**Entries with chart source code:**

======

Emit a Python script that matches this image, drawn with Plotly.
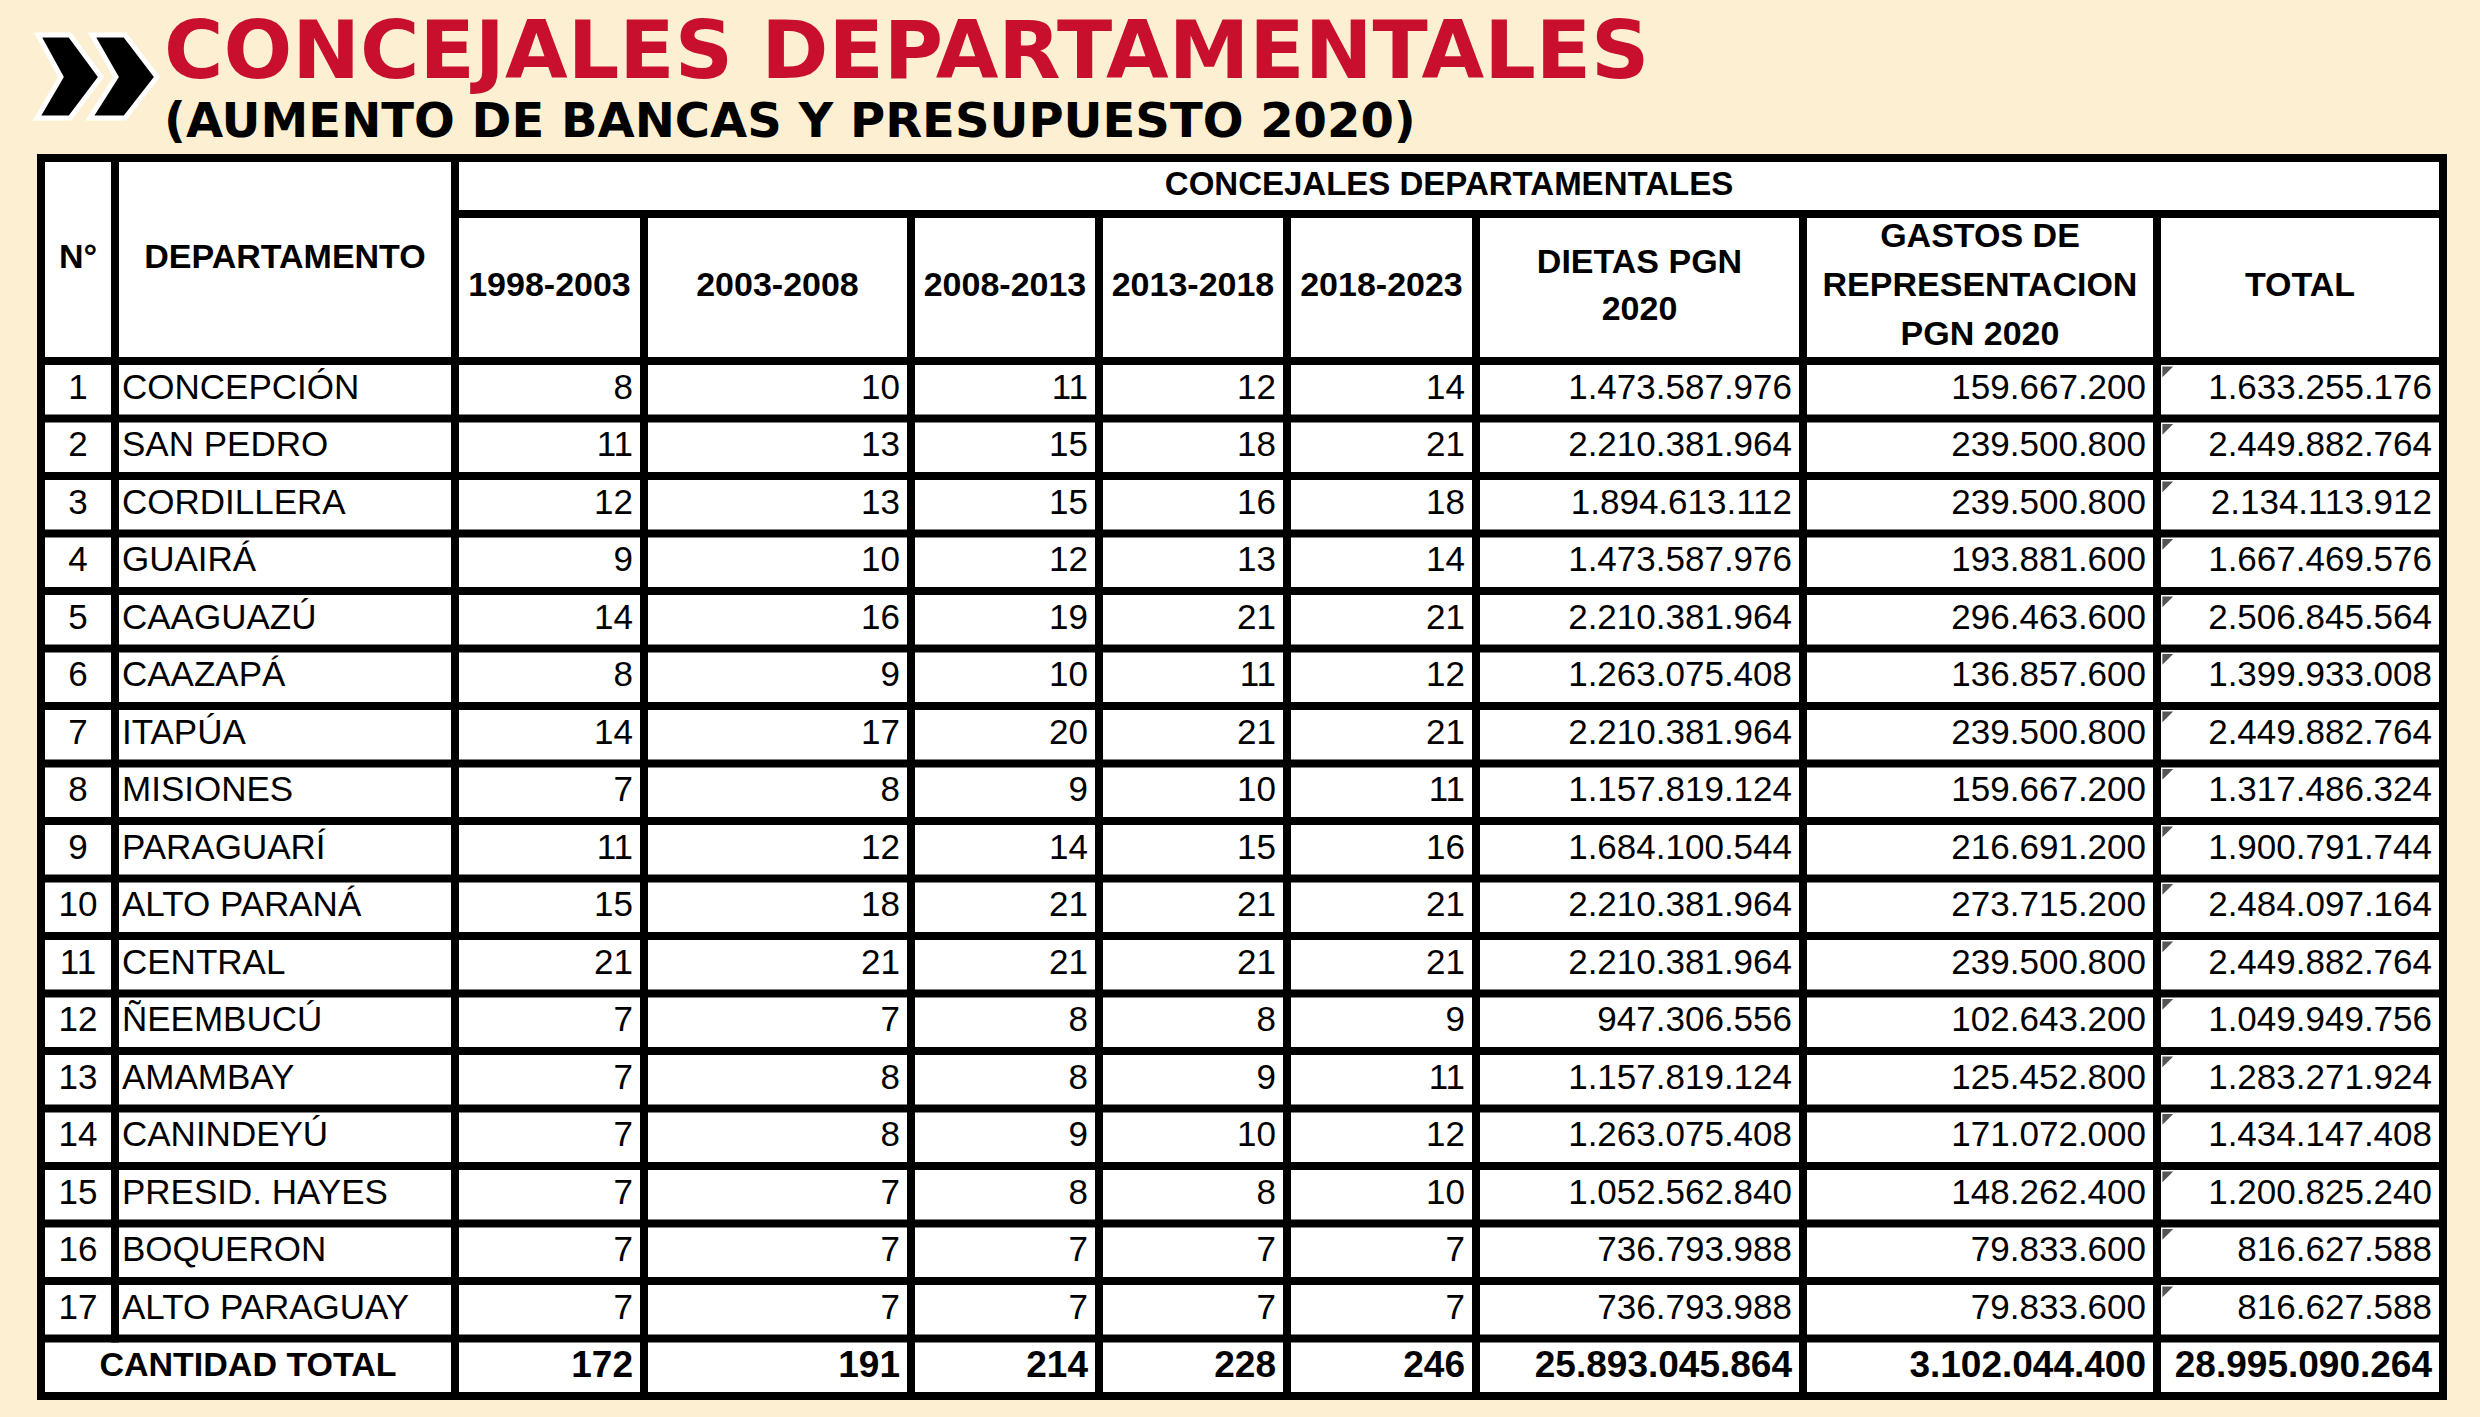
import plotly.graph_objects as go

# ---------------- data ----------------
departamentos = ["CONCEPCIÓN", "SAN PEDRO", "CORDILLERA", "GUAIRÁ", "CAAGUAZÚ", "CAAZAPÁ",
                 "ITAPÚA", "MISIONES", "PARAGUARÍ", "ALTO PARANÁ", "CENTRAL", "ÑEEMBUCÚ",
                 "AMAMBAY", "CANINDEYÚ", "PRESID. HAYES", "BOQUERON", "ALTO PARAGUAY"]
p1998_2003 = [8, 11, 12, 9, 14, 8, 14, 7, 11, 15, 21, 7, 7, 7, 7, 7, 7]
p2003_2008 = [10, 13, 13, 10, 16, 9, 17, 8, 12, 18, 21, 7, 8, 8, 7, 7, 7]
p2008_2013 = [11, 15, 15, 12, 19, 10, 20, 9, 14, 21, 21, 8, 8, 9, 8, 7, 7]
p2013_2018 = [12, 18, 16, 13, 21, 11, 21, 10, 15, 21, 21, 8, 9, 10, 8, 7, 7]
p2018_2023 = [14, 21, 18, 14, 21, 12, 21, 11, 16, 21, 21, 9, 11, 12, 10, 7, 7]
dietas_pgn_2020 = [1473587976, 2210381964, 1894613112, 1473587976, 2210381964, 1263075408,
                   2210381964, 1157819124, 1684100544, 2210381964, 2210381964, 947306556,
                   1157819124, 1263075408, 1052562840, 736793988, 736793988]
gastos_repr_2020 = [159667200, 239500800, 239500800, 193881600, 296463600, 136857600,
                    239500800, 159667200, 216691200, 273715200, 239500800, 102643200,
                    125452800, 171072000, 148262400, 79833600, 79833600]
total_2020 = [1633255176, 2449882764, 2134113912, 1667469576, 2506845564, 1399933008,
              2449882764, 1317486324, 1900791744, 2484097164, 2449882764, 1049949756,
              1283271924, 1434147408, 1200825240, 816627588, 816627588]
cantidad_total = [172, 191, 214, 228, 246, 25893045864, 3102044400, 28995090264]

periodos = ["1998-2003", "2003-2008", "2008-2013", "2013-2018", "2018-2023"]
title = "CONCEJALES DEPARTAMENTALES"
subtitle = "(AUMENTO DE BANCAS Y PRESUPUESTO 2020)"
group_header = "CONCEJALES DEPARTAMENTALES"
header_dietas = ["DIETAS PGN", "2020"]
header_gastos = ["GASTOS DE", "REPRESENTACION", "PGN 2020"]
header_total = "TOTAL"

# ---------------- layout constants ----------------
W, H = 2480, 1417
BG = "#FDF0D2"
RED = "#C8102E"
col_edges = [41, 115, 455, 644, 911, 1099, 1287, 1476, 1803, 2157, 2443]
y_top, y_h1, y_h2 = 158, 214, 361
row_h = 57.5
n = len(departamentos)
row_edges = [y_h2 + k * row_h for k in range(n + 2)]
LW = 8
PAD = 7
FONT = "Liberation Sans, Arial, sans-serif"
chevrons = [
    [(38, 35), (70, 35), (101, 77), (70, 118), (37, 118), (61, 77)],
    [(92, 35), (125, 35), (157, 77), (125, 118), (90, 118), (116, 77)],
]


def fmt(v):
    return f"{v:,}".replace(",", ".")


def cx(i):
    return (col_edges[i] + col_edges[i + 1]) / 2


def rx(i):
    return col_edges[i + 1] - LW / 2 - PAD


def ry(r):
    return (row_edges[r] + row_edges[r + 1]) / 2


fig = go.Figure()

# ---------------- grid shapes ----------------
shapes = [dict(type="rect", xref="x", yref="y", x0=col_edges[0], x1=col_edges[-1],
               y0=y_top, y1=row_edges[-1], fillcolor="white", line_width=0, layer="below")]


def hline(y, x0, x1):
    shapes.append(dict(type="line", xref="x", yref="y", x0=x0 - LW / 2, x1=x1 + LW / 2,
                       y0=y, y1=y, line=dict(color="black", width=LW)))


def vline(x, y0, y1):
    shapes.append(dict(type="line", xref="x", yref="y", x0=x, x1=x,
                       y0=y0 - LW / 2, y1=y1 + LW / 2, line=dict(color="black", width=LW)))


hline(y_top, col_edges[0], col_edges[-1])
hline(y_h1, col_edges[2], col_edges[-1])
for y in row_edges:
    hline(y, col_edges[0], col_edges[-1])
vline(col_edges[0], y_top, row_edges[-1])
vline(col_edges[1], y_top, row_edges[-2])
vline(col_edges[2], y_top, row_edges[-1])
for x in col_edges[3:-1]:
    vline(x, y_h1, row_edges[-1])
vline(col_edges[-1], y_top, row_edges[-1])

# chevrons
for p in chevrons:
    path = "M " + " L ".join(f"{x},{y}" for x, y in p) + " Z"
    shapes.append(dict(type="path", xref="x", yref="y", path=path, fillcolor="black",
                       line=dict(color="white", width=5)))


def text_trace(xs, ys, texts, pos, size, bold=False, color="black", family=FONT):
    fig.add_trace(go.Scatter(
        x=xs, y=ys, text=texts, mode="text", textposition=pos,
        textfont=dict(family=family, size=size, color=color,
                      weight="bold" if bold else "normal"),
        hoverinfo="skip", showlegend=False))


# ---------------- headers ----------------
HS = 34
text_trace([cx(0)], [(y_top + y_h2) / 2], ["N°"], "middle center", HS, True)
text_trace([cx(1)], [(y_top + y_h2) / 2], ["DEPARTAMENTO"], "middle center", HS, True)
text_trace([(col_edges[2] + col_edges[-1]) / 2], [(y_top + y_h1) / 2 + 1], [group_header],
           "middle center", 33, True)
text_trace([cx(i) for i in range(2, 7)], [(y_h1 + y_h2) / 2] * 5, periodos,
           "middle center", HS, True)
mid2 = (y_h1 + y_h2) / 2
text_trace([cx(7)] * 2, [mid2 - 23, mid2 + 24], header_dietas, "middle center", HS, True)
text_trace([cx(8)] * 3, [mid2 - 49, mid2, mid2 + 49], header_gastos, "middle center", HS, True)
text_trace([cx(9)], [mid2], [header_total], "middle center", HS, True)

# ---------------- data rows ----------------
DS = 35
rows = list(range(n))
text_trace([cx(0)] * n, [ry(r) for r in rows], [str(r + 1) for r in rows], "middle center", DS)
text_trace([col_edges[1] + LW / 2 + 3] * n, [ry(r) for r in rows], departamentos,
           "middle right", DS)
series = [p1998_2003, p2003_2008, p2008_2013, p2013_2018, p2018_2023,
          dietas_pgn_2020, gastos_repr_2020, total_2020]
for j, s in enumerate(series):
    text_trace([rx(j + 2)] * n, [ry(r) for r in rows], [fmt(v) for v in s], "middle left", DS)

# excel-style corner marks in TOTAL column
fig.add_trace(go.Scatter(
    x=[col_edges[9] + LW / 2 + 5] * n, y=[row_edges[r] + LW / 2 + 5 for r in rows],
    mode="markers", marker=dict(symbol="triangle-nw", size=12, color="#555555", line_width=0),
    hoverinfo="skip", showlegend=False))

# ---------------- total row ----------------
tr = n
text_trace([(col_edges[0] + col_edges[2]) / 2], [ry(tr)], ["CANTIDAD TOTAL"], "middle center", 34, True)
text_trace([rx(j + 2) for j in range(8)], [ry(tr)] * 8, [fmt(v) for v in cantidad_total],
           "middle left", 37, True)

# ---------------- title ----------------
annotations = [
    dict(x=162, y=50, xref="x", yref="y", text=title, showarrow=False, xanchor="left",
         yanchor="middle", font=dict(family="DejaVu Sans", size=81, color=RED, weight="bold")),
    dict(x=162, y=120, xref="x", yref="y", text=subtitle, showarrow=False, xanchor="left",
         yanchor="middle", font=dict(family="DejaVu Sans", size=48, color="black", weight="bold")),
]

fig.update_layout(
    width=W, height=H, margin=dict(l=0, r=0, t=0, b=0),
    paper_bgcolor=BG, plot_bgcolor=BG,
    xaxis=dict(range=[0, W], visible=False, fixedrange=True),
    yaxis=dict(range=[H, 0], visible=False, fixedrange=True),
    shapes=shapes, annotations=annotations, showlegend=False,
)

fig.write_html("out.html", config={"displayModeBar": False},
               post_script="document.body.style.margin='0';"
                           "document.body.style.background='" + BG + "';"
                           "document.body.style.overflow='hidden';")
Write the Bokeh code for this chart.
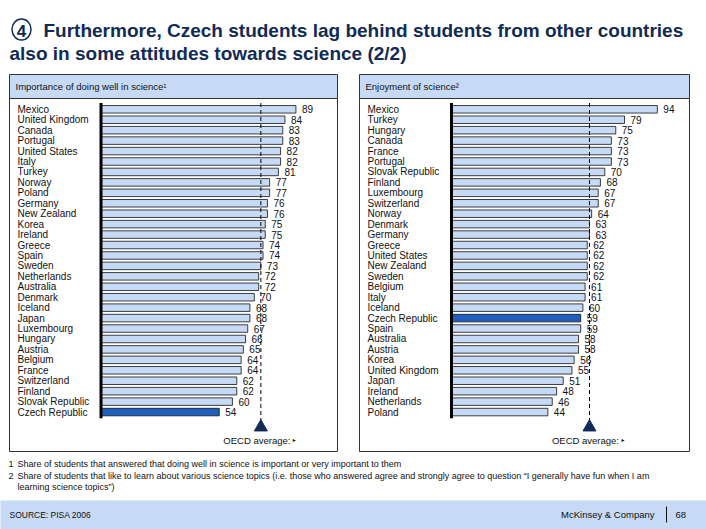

======

**Written instruction:**
Lines of the material that contain the word "this" are to be gathered.

**Written reply:**
Emit a Python script that matches this image, drawn with Plotly.
Write the Bokeh code for this chart.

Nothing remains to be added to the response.